Wells Fargo favored a management style that offered “strong deference” to the leaders of various business lines with lax checks and balances, the board investigation found.

Wells Fargo even had a mantra to sum up this style of governance: “run it like you own it.”

‘Insufficient’ action

The fake account scandal — and damage done to employees, customers and shareholders — could have been minimized if Wells Fargo took action earlier.

One way the Wells Fargo board investigation measured the fake account problem is by looking at what percentage of the bank’s accounts were funded with at least the minimum amount of deposits. The thinking was that accounts were being opened even when customers didn’t want them and in many cases didn’t even know about.

The rate of Wells Fargo’s accounts that met the minimum funding “dropped steadily” from about 90% in 2005 to below 80% in 2012, according to the board.

However, it then improved and even exceeded 95% in 2016 “paralleling Wells Fargo’s increasing focus on sales practices” after 2013. That was the year the Los Angeles Times published a landmark investigation on Wells Fargo’s sales culture.
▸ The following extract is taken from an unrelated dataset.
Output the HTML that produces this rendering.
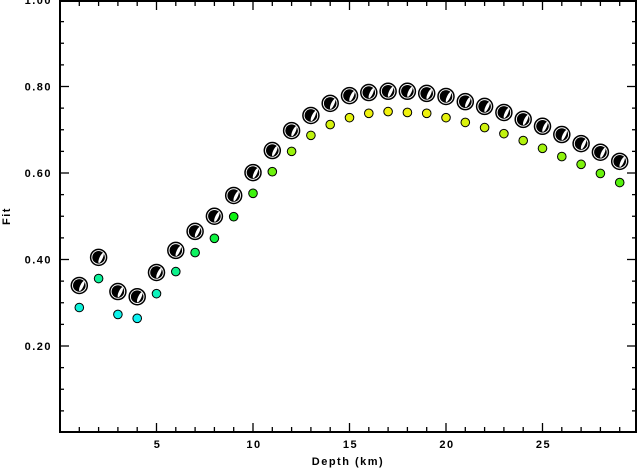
<!DOCTYPE html>
<html><head><meta charset="utf-8"><style>
body{margin:0;background:#fff}
text{font-family:"Liberation Sans",sans-serif;font-weight:bold;font-size:11px;letter-spacing:1.5px;fill:#000}
</style></head><body>
<svg id="chart" width="637" height="468" xmlns="http://www.w3.org/2000/svg">
<rect x="60" y="1" width="576" height="431" fill="none" stroke="#000" stroke-width="2"/>
<g id="ticks"></g><g id="marks"></g>
<text x="348" y="465" text-anchor="middle">Depth (km)</text>
<text transform="translate(10,216) rotate(-90)" text-anchor="middle">Fit</text>
</svg>
<script>
const depths=[1,2,3,4,5,6,7,8,9,10,11,12,13,14,15,16,17,18,19,20,21,22,23,24,25,26,27,28,29];
const mechFit=[0.340,0.405,0.326,0.314,0.370,0.421,0.465,0.500,0.548,0.601,0.652,0.698,0.733,0.761,0.779,0.786,0.789,0.789,0.784,0.777,0.765,0.754,0.740,0.724,0.708,0.689,0.668,0.648,0.627];
const dotFit=[0.289,0.356,0.273,0.264,0.321,0.372,0.416,0.449,0.499,0.553,0.603,0.650,0.687,0.712,0.728,0.738,0.742,0.740,0.738,0.728,0.717,0.705,0.691,0.675,0.657,0.638,0.620,0.599,0.578];
const xTicks=[5,10,15,20,25];
const yTicks=["0.20","0.40","0.60","0.80","1.00"];
const NS="http://www.w3.org/2000/svg";
const X=d=>60+d*19.3, Y=f=>432.5-f*432.5;
function mk(t,a,p){const e=document.createElementNS(NS,t);for(const k in a)e.setAttribute(k,a[k]);p.appendChild(e);return e;}
const tg=document.getElementById('ticks'), mg=document.getElementById('marks'), svg=document.getElementById('chart');
for(let d=1;d<=29;d++){const big=d%5==0;const x=X(d);
 mk('line',{x1:x,y1:432,x2:x,y2:big?423:427,stroke:'#000','stroke-width':1.3},tg);
 mk('line',{x1:x,y1:1,x2:x,y2:big?10:6,stroke:'#000','stroke-width':1.3},tg);}
xTicks.forEach(v=>{const t=mk('text',{x:X(v)+1,y:448,'text-anchor':'middle'},svg);t.textContent=v;
 
 });
for(let i=1;i<20;i++){const f=i*0.05;const big=i%4==0;const y=Y(f);
 mk('line',{x1:60,y1:y,x2:big?69:64,y2:y,stroke:'#000','stroke-width':1.3},tg);
 mk('line',{x1:636,y1:y,x2:big?627:632,y2:y,stroke:'#000','stroke-width':1.3},tg);}
yTicks.forEach(s=>{const t=mk('text',{x:52,y:Y(+s)+4,'text-anchor':'end'},svg);t.textContent=s;
 
 });
const mn=Math.min(...dotFit), mx=Math.max(...dotFit);
depths.forEach((d,i)=>{
 const h=180-120*(dotFit[i]-mn)/(mx-mn);
 const c=mk('circle',{cx:X(d),cy:Y(dotFit[i]),r:4.3,fill:`hsl(${h},90%,50%)`,stroke:'#000','stroke-width':1},mg);
 
 
 const g=mk('g',{transform:`translate(${X(d)},${Y(mechFit[i])})`},mg);
 
 
 mk('circle',{r:8,fill:'#fff',stroke:'#000','stroke-width':1.5},g);
 mk('circle',{r:6.3,fill:'#000'},g);
 mk('ellipse',{cx:2.5,cy:-0.5,rx:1.6,ry:5.5,fill:'#fff',transform:'rotate(25)'},g);
});
</script>
</body></html>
Still, the board said that once Wells Fargo management did take action, the steps were “incremental, implemented slowly and insufficient” to fix the root of the problem.

Wells Fargo’s board clawed back an additional $28 million from John Stumpf on Monday, saying the former CEO was “too slow to investigate or critically challenge” the bank’s sales tactics. Tolstedt has to give back an additional $47 million and the board criticized her for having “resisted and impeded scrutiny” and “minimized the scale” of the problem.

Wells Fargo has sought to fix its corporate structure by putting more checks and balances under central control and prohibiting Sloan and future leaders from holding the dual roles of chairman and CEO like Stumpf did.

Sloan promised during the conference call on Monday that Wells Fargo will “learn from these mistakes that are right there in black-and-white in this exhaustive board report.”

“We’re not going to let those mistakes happen again. They will not happen on my watch,” he said.